Last night I watched the Keira Knightley Pride and Prejudice with my sister.
I haven't read the book. But I think I can safely say this new movie doesn't do it justice.
We begin with the first of several too-precious tracking shots as Elizabeth Bennet(Keira Knightley) moves through her household, wherein her mother, father, and sisters are busy doing business for the camera while the music and lighting are of sorts most bulimics would find serviceable.
Throughout the film, sweeping vistas and pummelling crescendos are employed by director Joe Wright to continually remind us what a great and rousing adventure this is. Occasionally he feels forced to acknowledge that Pride and Prejudice is actually an intellectual domestic drama. You can taste the fervour with which this guy wanted Nazgul put in the movie.

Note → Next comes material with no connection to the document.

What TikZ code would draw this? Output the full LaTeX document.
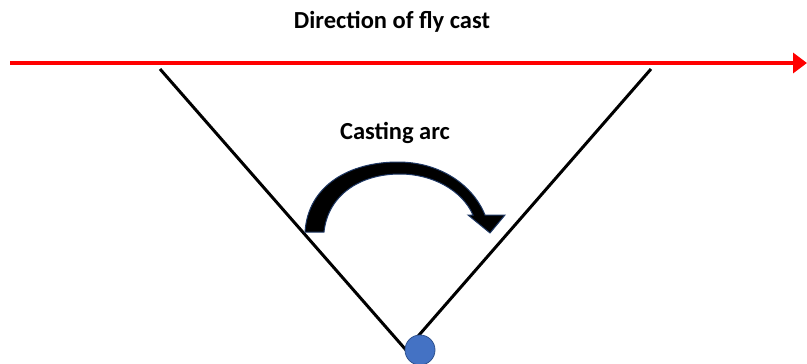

He also seemed dissatisfied with the un-operatic nature of the dialogue. One senses an alternate script was written up, and that he asked the actors to deliver the lines of one script with the emotions of the other. What else could account for a moment in Mr. Darcy and Elizabeth's dance, where, upon discussing Mr. Wickham, Darcy suddenly becomes Hannibal Lector to Elizabeth's Clarice? Or Elizabeth's strange, sulking interludes?
Sometimes it seemed more like Wright wanted to direct a series of music videos, as we're given shots of Elizabeth standing on cliffs or trudging through countryside that often seem completely unrelated to the narrative or anything the characters could reasonably want or do.
The only other version of Pride and Prejudice I've seen is the version with Greer Garson and Laurence Olivier. Which was an infinitely better version, much less concerned with being a Glorious Beauty unto the Eyes of the Adolescent Goddess. They had good actors, good dialogue, and didn't seem to feel much else was really needed.
And what a miserable failure this Matthew Macfadyen guy was as Mr. Darcy. Dull as dirt, and he constantly seemed bewildered by his surroundings. This guy needs to be playing office interns and waiters in dull John Grisham movies.
Addendum;
I almost forgot to mention the time-lapse shot of Elizabeth staring at a painting or something; day turns to night while she stands there, until Mr. Darcy walks in behind her. I half expected him to say, "Oh, Ms. Bennet, you seem to have an awful mess there about your ankles."